- **Goal of the exercise**: Go through the material and write it all out exactly, minus the pictures.

- **Input for this task**:
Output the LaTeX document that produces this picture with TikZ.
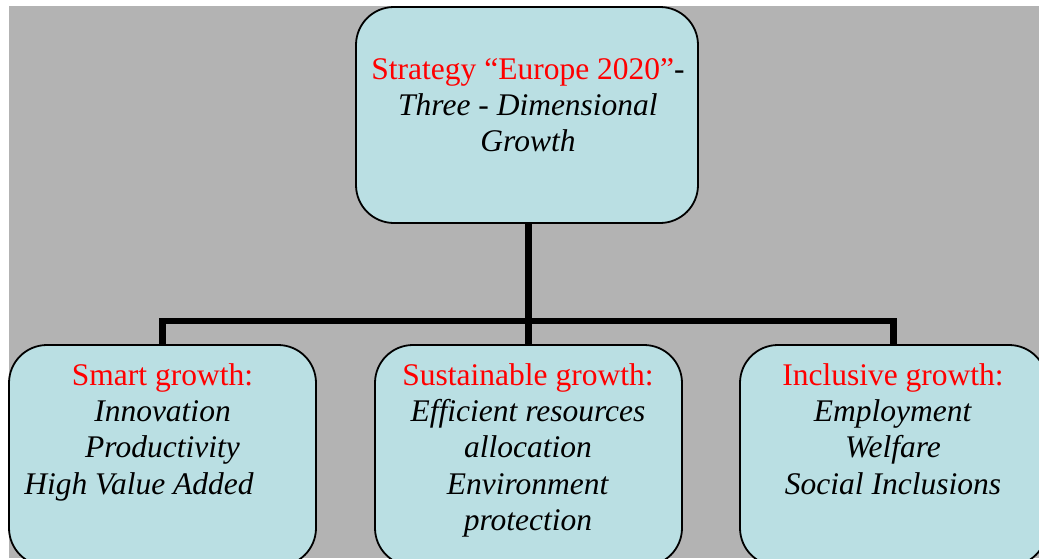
\documentclass[tikz,border=0pt]{standalone}
\usepackage{fontspec}
\setmainfont{Liberation Serif}
\definecolor{panelgray}{RGB}{179,179,179}
\definecolor{boxfill}{RGB}{186,223,227}
\definecolor{headred}{RGB}{255,0,0}
\begin{document}
\begin{tikzpicture}[x=1pt,y=-1pt,
  box/.style={draw=black,line width=1.8pt,fill=boxfill,rounded corners=38pt,
    minimum width=307pt,minimum height=221pt,inner sep=0pt},
  boxtext/.style={anchor=north,inner sep=0pt,align=center,
    font=\fontsize{31.5}{36.4}\selectfont},
  link/.style={line width=6.5pt,line join=miter,line cap=butt}]
  \useasboundingbox (0,0) rectangle (1039,558);
  \clip (0,0) rectangle (1039,558);
  % grey panel
  \fill[panelgray] (9,6) rectangle (1039,558);

  % boxes
  \node[box,minimum width=342pt,minimum height=216pt] (top) at (527,115) {};
  \node[box] (smart) at (162.5,455.5) {};
  \node[box] (sust) at (528.5,455.5) {};
  \node[box] (incl) at (893.5,455.5) {};
  \coordinate (bus) at (528.5,321);

  % connectors
  \draw[link] (top.south -| sust.north) -- (sust.north);
  \draw[link] (smart.north) -- (smart.north |- bus) -- (incl.north |- bus) -- (incl.north);

  % texts
  \node[boxtext] (toptext) at (528,53.5)
    {\strut{\color{headred}Strategy “Europe 2020”}-\\
     \textit{Three - Dimensional}\\
     \textit{Growth}};
  \node[boxtext] (smarttext) at (162.5,359.5)
    {\strut{\color{headred}Smart growth:}\\
     \textit{Innovation}\\
     \textit{Productivity}\\
     \textit{High Value Added}\hspace*{47pt}};
  \node[boxtext] (susttext) at (528,359.5)
    {\strut{\color{headred}Sustainable growth:}\\
     \textit{Efficient resources}\\
     \textit{allocation}\\
     \textit{Environment}\\
     \textit{protection}};
  \node[boxtext] (incltext) at (893,359.5)
    {\strut{\color{headred}Inclusive growth:}\\
     \textit{Employment}\\
     \textit{Welfare}\\
     \textit{Social Inclusions}};
\end{tikzpicture}
\end{document}
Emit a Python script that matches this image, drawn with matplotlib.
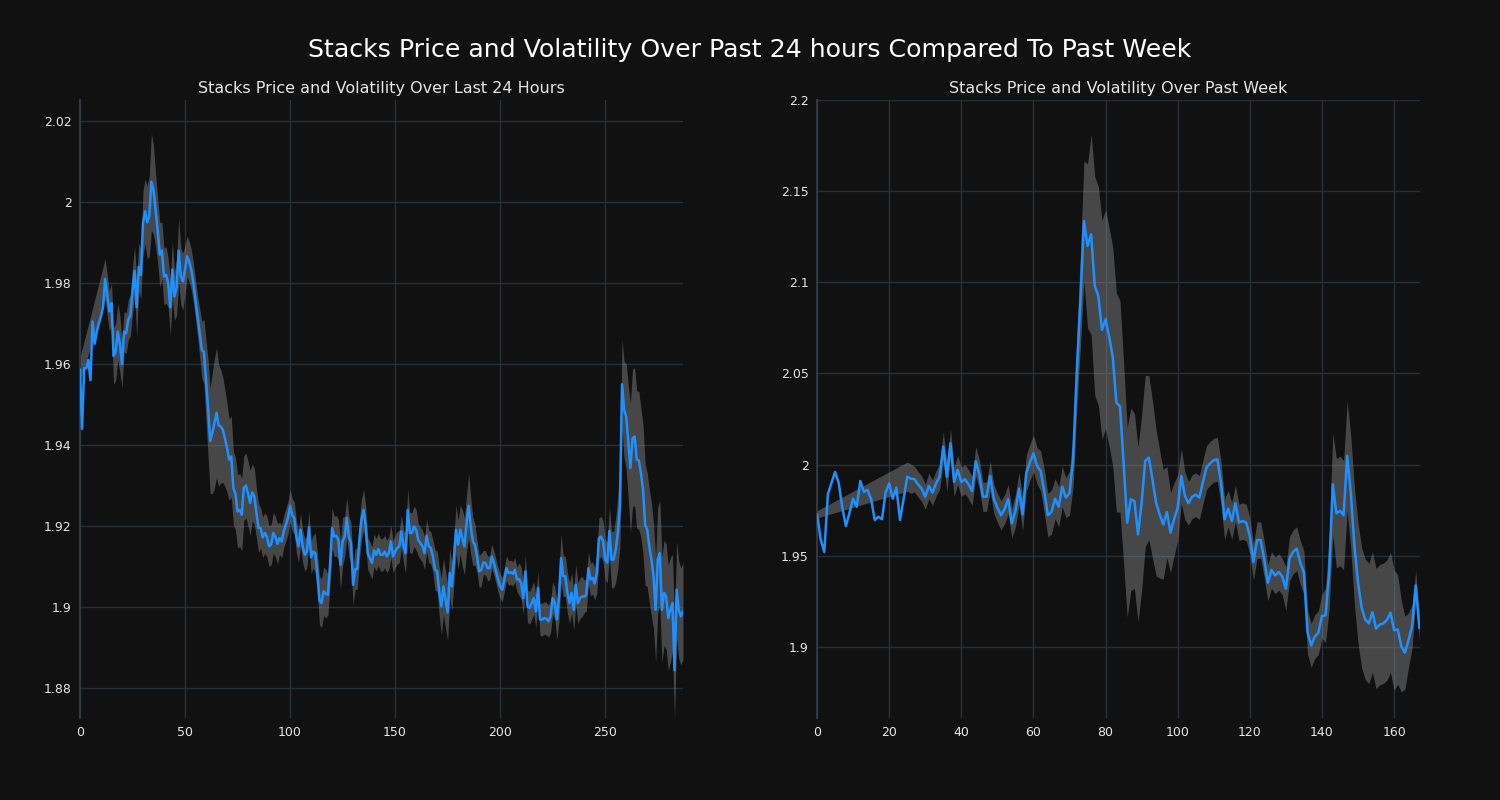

- **Complete answer**:
Output the LaTeX document that produces this picture with TikZ.
\documentclass[tikz,border=0pt]{standalone}
\usepackage{fontspec}
\setmainfont{Liberation Serif}
\definecolor{panelgray}{RGB}{179,179,179}
\definecolor{boxfill}{RGB}{186,223,227}
\definecolor{headred}{RGB}{255,0,0}
\begin{document}
\begin{tikzpicture}[x=1pt,y=-1pt,
  box/.style={draw=black,line width=1.8pt,fill=boxfill,rounded corners=38pt,
    minimum width=307pt,minimum height=221pt,inner sep=0pt},
  boxtext/.style={anchor=north,inner sep=0pt,align=center,
    font=\fontsize{31.5}{36.4}\selectfont},
  link/.style={line width=6.5pt,line join=miter,line cap=butt}]
  \useasboundingbox (0,0) rectangle (1039,558);
  \clip (0,0) rectangle (1039,558);
  % grey panel
  \fill[panelgray] (9,6) rectangle (1039,558);

  % boxes
  \node[box,minimum width=342pt,minimum height=216pt] (top) at (527,115) {};
  \node[box] (smart) at (162.5,455.5) {};
  \node[box] (sust) at (528.5,455.5) {};
  \node[box] (incl) at (893.5,455.5) {};
  \coordinate (bus) at (528.5,321);

  % connectors
  \draw[link] (top.south -| sust.north) -- (sust.north);
  \draw[link] (smart.north) -- (smart.north |- bus) -- (incl.north |- bus) -- (incl.north);

  % texts
  \node[boxtext] (toptext) at (528,53.5)
    {\strut{\color{headred}Strategy “Europe 2020”}-\\
     \textit{Three - Dimensional}\\
     \textit{Growth}};
  \node[boxtext] (smarttext) at (162.5,359.5)
    {\strut{\color{headred}Smart growth:}\\
     \textit{Innovation}\\
     \textit{Productivity}\\
     \textit{High Value Added}\hspace*{47pt}};
  \node[boxtext] (susttext) at (528,359.5)
    {\strut{\color{headred}Sustainable growth:}\\
     \textit{Efficient resources}\\
     \textit{allocation}\\
     \textit{Environment}\\
     \textit{protection}};
  \node[boxtext] (incltext) at (893,359.5)
    {\strut{\color{headred}Inclusive growth:}\\
     \textit{Employment}\\
     \textit{Welfare}\\
     \textit{Social Inclusions}};
\end{tikzpicture}
\end{document}
Emit a Python script that matches this image, drawn with matplotlib.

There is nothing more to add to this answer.